Aurore Lalucq, MEP and S&D spokesperson on taxation, added:
“This is an important victory for tax justice. To ensure the efficient role of taxation in times of crises, we need to extend the windfall tax to other sectors profiting from crises. At the EU level, countries have so far only agreed on a temporary solidarity contribution deriving from energy companies’ excess profits. We need to go further, and we deplore the reluctance of the European People’s Party to do what is fair and reasonable.
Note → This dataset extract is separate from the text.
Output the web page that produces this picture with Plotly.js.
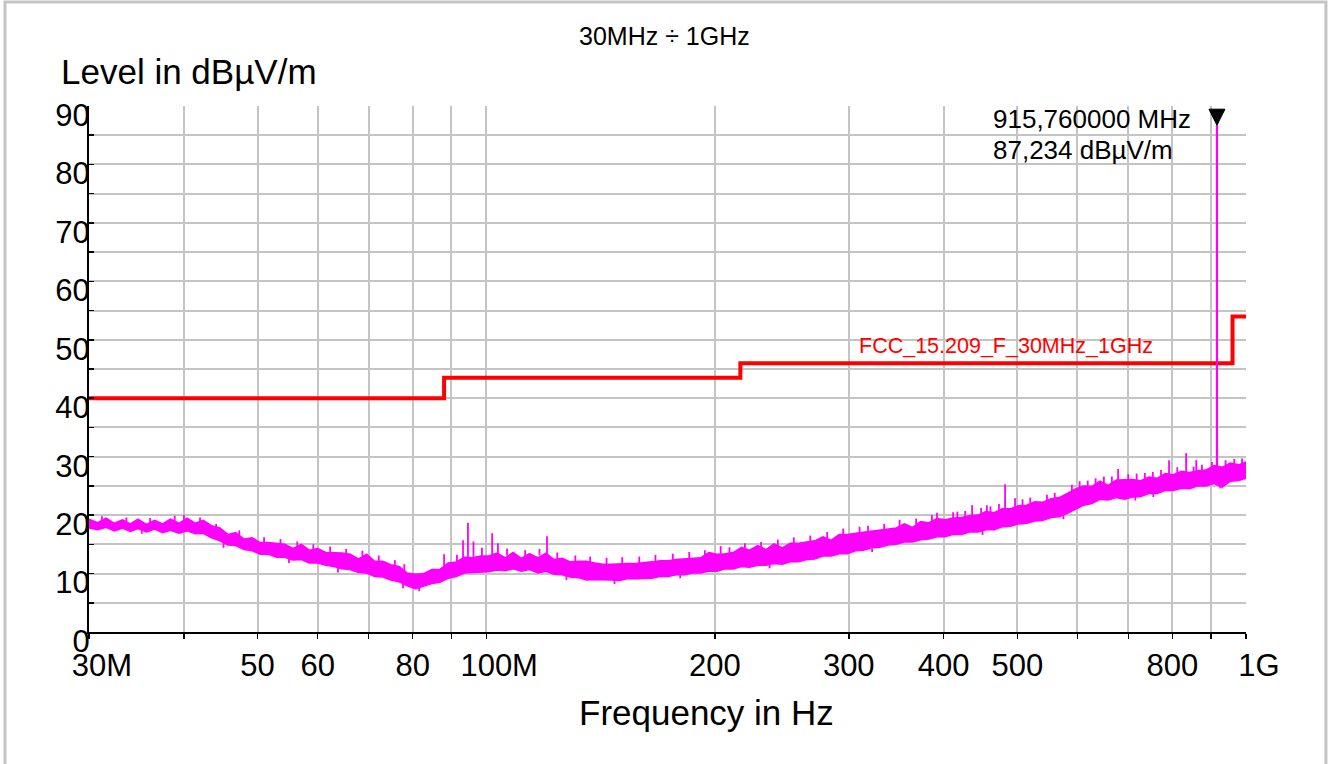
<!DOCTYPE html>
<html>
<head>
<meta charset="utf-8">
<script src="https://cdn.plot.ly/plotly-3.0.1.min.js"></script>
<style>html,body{margin:0;padding:0;background:#fff;}</style>
</head>
<body>
<div id="chart" style="width:1333px;height:764px;"></div>
<script>
// ---- data (MHz, dBµV/m) ----
var freqs = [30,30.8,31.6,32.4,33.2,34,34.8,35.7,36.6,37.5,
  38.4,39.4,40.4,41.4,42.4,43.5,44.6,45.7,46.8,48,
  49.2,50.4,51.7,53,54.3,55.7,57.1,58.5,60,61.5,
  63,64.6,66.2,67.9,69.6,71.3,73.1,74.9,76.8,78.7,
  80.7,82.7,84.8,86.9,89.1,91.3,93.6,95.9,98.3,100.8,
  103.3,105.9,108.5,111.2,114,116.9,119.8,122.8,125.9,129,
  132.2,135.5,138.9,142.4,146,149.6,153.4,157.2,161.1,165.1,
  169.3,173.5,177.8,182.3,186.9,191.5,196.3,201.2,206.3,211.4,
  216.7,222.1,227.7,233.4,239.2,245.2,251.3,257.6,264,270.6,
  277.4,284.3,291.4,298.7,306.2,313.8,321.7,329.7,338,346.4,
  355.1,364,373.1,382.4,392,401.8,411.8,422.1,432.7,443.5,
  454.6,466,477.6,489.6,501.8,514.3,527.2,540.4,553.9,567.7,
  581.9,596.5,611.4,626.7,642.3,658.4,674.9,691.8,709.1,726.8,
  745,763.6,782.7,802.3,822.3,842.9,864,885.6,907.7,930.4,953.7,977.5,1000];
var levelMax = [19.3,18.7,19.5,18.6,19.2,18.5,19.3,18.4,19.1,18.5,
  19.3,18.6,19.5,18.6,19.1,18.2,17.8,16.7,17.0,15.9,
  16.1,15.3,15.3,15.1,15.0,14.3,15.0,14.0,14.3,13.6,
  13.6,13.5,13.3,12.5,13.3,12.1,12.1,11.5,11.2,10.1,
  9.9,10.0,10.7,10.7,11.8,12.0,12.8,12.7,13.0,13.0,
  13.5,12.7,13.6,12.6,13.4,12.7,13.5,12.4,12.6,12.0,
  12.1,12.1,11.8,11.6,11.6,11.7,11.7,11.7,11.8,12.0,
  12.2,12.2,12.4,12.5,12.7,12.7,13.6,13.3,13.4,13.6,
  14.5,14.0,14.8,14.1,15.1,14.4,15.2,15.2,15.4,15.6,
  16.3,15.7,16.7,16.7,16.9,17.1,17.3,17.4,17.7,17.8,
  18.5,17.9,18.9,18.7,19.4,19.2,19.5,19.6,19.9,20.0,
  20.6,20.4,21.1,21.1,21.6,21.7,22.3,22.2,22.8,23.0,
  23.7,24.5,25.0,24.9,25.8,25.1,26.0,26.0,26.1,25.9,
  26.5,26.3,27.1,26.9,27.5,27.3,27.6,27.7,28.5,28.2,28.9,28.6,29.1];
var levelMin = [17.8,17.5,17.9,17.3,17.8,17.2,17.7,17.1,17.6,17.0,
  17.4,16.9,17.3,16.8,16.9,16.1,15.6,14.9,14.8,14.1,
  13.9,13.3,13.3,12.8,12.8,12.3,12.4,11.8,11.8,11.4,
  11.2,10.8,10.7,10.2,10.1,9.5,9.4,8.9,8.6,7.9,
  7.4,7.8,8.3,8.5,9.2,9.5,10.1,10.2,10.3,10.3,
  10.6,10.5,10.8,10.4,10.7,10.1,10.4,9.9,9.8,9.4,
  9.3,8.9,9.0,9.0,8.9,8.8,9.1,9.1,9.2,9.2,
  9.5,9.5,9.8,9.8,10.1,10.1,10.4,10.4,10.8,10.8,
  11.2,11.1,11.4,11.4,11.7,11.6,12.0,12.0,12.4,12.5,
  13.0,13.0,13.4,13.4,13.9,14.0,14.4,14.5,14.9,15.0,
  15.4,15.4,15.8,15.9,16.3,16.3,16.7,16.7,17.1,17.1,
  17.5,17.5,18.0,18.1,18.5,18.6,19.0,19.1,19.6,19.7,
  20.3,21.0,21.7,22.0,22.7,22.6,23.0,22.7,23.1,23.2,
  23.7,23.7,24.2,24.2,24.6,24.5,25.0,25.0,25.4,24.8,25.8,25.9,26.3];

// narrow emission spikes and noise grass (freq MHz, from level, to level)
var spikeFreqs = [88.0,91.5,93.2,94.6,96.2,98.7,101.8,103.6,120.2,392,411.6,436,456,473,481.8,496.6,678.6,792,834,860,902,
  31.2,33.6,36.1,38.9,40.0,42.0,44.1,47.3,51.0,53.6,56.4,59.2,62.3,65.4,68.7,72.2,75.8,78.0,
  35.2,45.1,55.0,63.8,77.7,81.6,
  106.5,112.5,117.5,124,131,137,144,151,159,167,176,185,194,203.5,209,219,230,242,254,267,281,295,
  127.5,147.5,180,236,
  310,318,334,350,368,386,417,427,448,461,508,520,547,560,590,604,619,634,650,666,700,718,736,754,773,812,853,875,940,965,988,
  322,450,575,715,755,925];
var spikeBase = [10.8,11.8,12.2,12.4,12.6,12.8,13.0,13.1,13.0,19.0,19.3,19.8,20.4,20.8,21.0,21.3,25.8,27.0,27.4,27.4,28.2,
  18.9,18.9,18.8,19.0,19.2,18.8,17.8,16.5,15.3,15.0,14.7,14.1,13.6,13.3,13.0,12.1,11.4,10.5,
  17.4,15.2,12.5,11.0,8.3,7.7,
  13.1,13.0,13.1,12.5,12.0,11.9,11.6,11.7,11.8,12.1,12.3,12.6,13.1,13.4,13.5,14.2,14.4,14.7,15.2,15.5,16.0,16.7,
  9.6,8.8,9.8,11.5,
  17.0,17.2,17.5,18.1,18.4,19.0,19.5,19.7,20.3,20.5,21.6,22.0,22.5,22.9,24.0,24.7,24.9,25.3,25.4,25.5,26.0,26.0,26.2,26.4,26.7,27.2,27.4,27.6,28.5,28.7,28.9,
  14.3,17.3,20.0,23.1,23.7,25.0];
var spikePeak = [13.3,13.2,15.7,18.7,15.5,14.4,16.9,15.2,16.4,20.4,20.5,21.7,21.7,21.9,25.3,22.9,27.9,29.4,30.6,29.4,29.1,
  19.8,19.6,19.5,19.9,20.0,19.6,18.5,17.4,16.2,15.9,15.5,15.0,14.6,14.2,13.9,13.1,12.3,11.6,
  16.8,14.4,11.8,10.2,7.5,7.0,
  14.3,14.0,14.2,13.6,13.1,12.9,12.7,12.8,12.9,13.2,13.4,13.7,14.0,14.7,14.5,15.2,15.4,15.8,16.2,16.5,17.1,17.7,
  8.9,8.2,9.2,10.9,
  18.0,18.2,18.5,19.2,19.4,20.0,20.6,20.7,21.2,21.5,22.7,23.0,23.5,23.8,25.2,25.8,25.9,26.3,26.6,26.6,27.0,27.1,27.2,27.4,27.7,28.2,28.3,28.6,29.4,29.6,29.7,
  13.7,16.6,19.3,22.5,23.1,24.6];

// marker
var markerFreq = 915.76;
var markerBase = 28.0;
var markerLevel = 87.234;

// limit line FCC 15.209
var limitFreqs = [30, 88, 216, 960, 1000];
var limitLevels = [40, 43.5, 46, 54, 54];

// axis ticks
var xTickVals = [30,40,50,60,70,80,90,100,200,300,400,500,600,700,800,900,1000];
var xTickText = ['\u00a0\u00a0\u00a030M','','50','60','','80','','\u00a0\u00a0\u00a0100M','200','300','400','500','','','800','','\u00a0\u00a0\u00a01G'];
var yTickVals = [0,5,10,15,20,25,30,35,40,45,50,55,60,65,70,75,80,85,90];
var yTickText = ['0','','10','','20','','30','','40','','50','','60','','70','','80','','90'];

// ---- build traces ----
var MAG = '#ff00ff';
var spikeX = [], spikeY = [];
for (var i = 0; i < spikeFreqs.length; i++) {
  spikeX.push(spikeFreqs[i], spikeFreqs[i], null);
  spikeY.push(spikeBase[i], spikePeak[i], null);
}

var traces = [
  {x: limitFreqs, y: limitLevels, type: 'scatter', mode: 'lines',
   line: {color: '#ff0000', width: 4, shape: 'hv'}, hoverinfo: 'skip'},
  {x: freqs, y: levelMin, type: 'scatter', mode: 'lines',
   line: {color: MAG, width: 1.5}, hoverinfo: 'skip'},
  {x: freqs, y: levelMax, type: 'scatter', mode: 'lines', fill: 'tonexty', fillcolor: MAG,
   line: {color: MAG, width: 1.5}, hoverinfo: 'skip'},
  {x: spikeX, y: spikeY, type: 'scatter', mode: 'lines', connectgaps: false,
   line: {color: MAG, width: 1.8}, hoverinfo: 'skip'},
  {x: [markerFreq, markerFreq], y: [markerBase, markerLevel], type: 'scatter', mode: 'lines',
   line: {color: MAG, width: 2.2}, hoverinfo: 'skip'}
];

var FONT = 'Liberation Sans, Arial, sans-serif';
var layout = {
  width: 1333, height: 764, autosize: false,
  margin: {l: 89, r: 87, t: 106, b: 132, pad: 0},
  paper_bgcolor: '#ffffff', plot_bgcolor: '#ffffff',
  showlegend: false,
  font: {family: FONT, color: '#000000'},
  xaxis: {
    type: 'log', range: [Math.log10(30), Math.log10(1000)],
    tickmode: 'array', tickvals: xTickVals, ticktext: xTickText,
    tickfont: {size: 31, family: FONT, color: '#000'},
    showgrid: true, gridcolor: '#c4c4c4', gridwidth: 2,
    showline: true, linecolor: '#000', linewidth: 2,
    ticks: 'outside', ticklen: 5, tickwidth: 1.5, tickcolor: '#000',
    zeroline: false, fixedrange: true
  },
  yaxis: {
    range: [0, 90],
    tickmode: 'array', tickvals: yTickVals, ticktext: yTickText,
    tickfont: {size: 31, family: FONT, color: '#000'},
    showgrid: true, gridcolor: '#c4c4c4', gridwidth: 2,
    showline: true, linecolor: '#000', linewidth: 2,
    ticks: 'inside', ticklen: 5, tickwidth: 1.5, tickcolor: '#000',
    ticklabelstandoff: -9, ticklabelshift: 9,
    zeroline: false, fixedrange: true
  },
  annotations: [
    {text: '30MHz ÷ 1GHz', xref: 'paper', yref: 'paper', x: 0.4978, y: 1.1331,
     xanchor: 'center', yanchor: 'middle', showarrow: false, font: {size: 25, family: FONT, color: '#000'}},
    {text: 'Level in dBµV/m', xref: 'paper', yref: 'paper', x: -0.0259, y: 1.066,
     xanchor: 'left', yanchor: 'middle', showarrow: false, font: {size: 35, family: FONT, color: '#000'}},
    {text: 'Frequency in Hz', xref: 'paper', yref: 'paper', x: 0.5341, y: -0.1521,
     xanchor: 'center', yanchor: 'middle', showarrow: false, font: {size: 35, family: FONT, color: '#000'}},
    {text: '915,760000 MHz', xref: 'paper', yref: 'paper', x: 0.7796, y: 0.9753,
     xanchor: 'left', yanchor: 'middle', showarrow: false, font: {size: 26, family: FONT, color: '#000'}},
    {text: '87,234 dBµV/m', xref: 'paper', yref: 'paper', x: 0.7796, y: 0.9163,
     xanchor: 'left', yanchor: 'middle', showarrow: false, font: {size: 26, family: FONT, color: '#000'}},
    {text: 'FCC_15.209_F_30MHz_1GHz', xref: 'paper', yref: 'paper', x: 0.6638, y: 0.5437,
     xanchor: 'left', yanchor: 'middle', showarrow: false, font: {size: 21.5, family: FONT, color: '#ff0000'}}
  ],
  shapes: [
    {type: 'rect', xref: 'paper', yref: 'paper', x0: -0.0726, x1: 1.0691, y0: -0.2624, y1: 1.1977,
     line: {color: '#c4c4c4', width: 3}, fillcolor: 'rgba(0,0,0,0)', layer: 'below'},
    {type: 'path', xref: 'x', yref: 'y', xsizemode: 'pixel', ysizemode: 'pixel',
     xanchor: markerFreq, yanchor: markerLevel,
     path: 'M-8,13 L8,13 L0,-3 Z', fillcolor: '#000', line: {color: '#000', width: 1}, layer: 'above'}
  ]
};

Plotly.newPlot('chart', traces, layout, {staticPlot: true, displayModeBar: false});
</script>
</body>
</html>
“Unfortunately, we have also been observing the same damaging attitude from the conservatives on the issue of taxing capital. They keep on blocking a call for a minimum tax on capital gains at the European level, which would reverse the trend of curbing the taxes of top earners and help prevent wealth shifting and tax avoidance across the EU. They even object to issuing guidance on this for the willing member states, which is ludicrous.
“The urgency of this issue was also highlighted in the Global Tax Evasion Report published yesterday by the EU Tax Observatory. It exposed once again an acute lack of effort to address a considerable deficit when it comes to taxing capital. A bare minimum should be to ensure a fairer taxation of capital gains, which we have long been calling for.”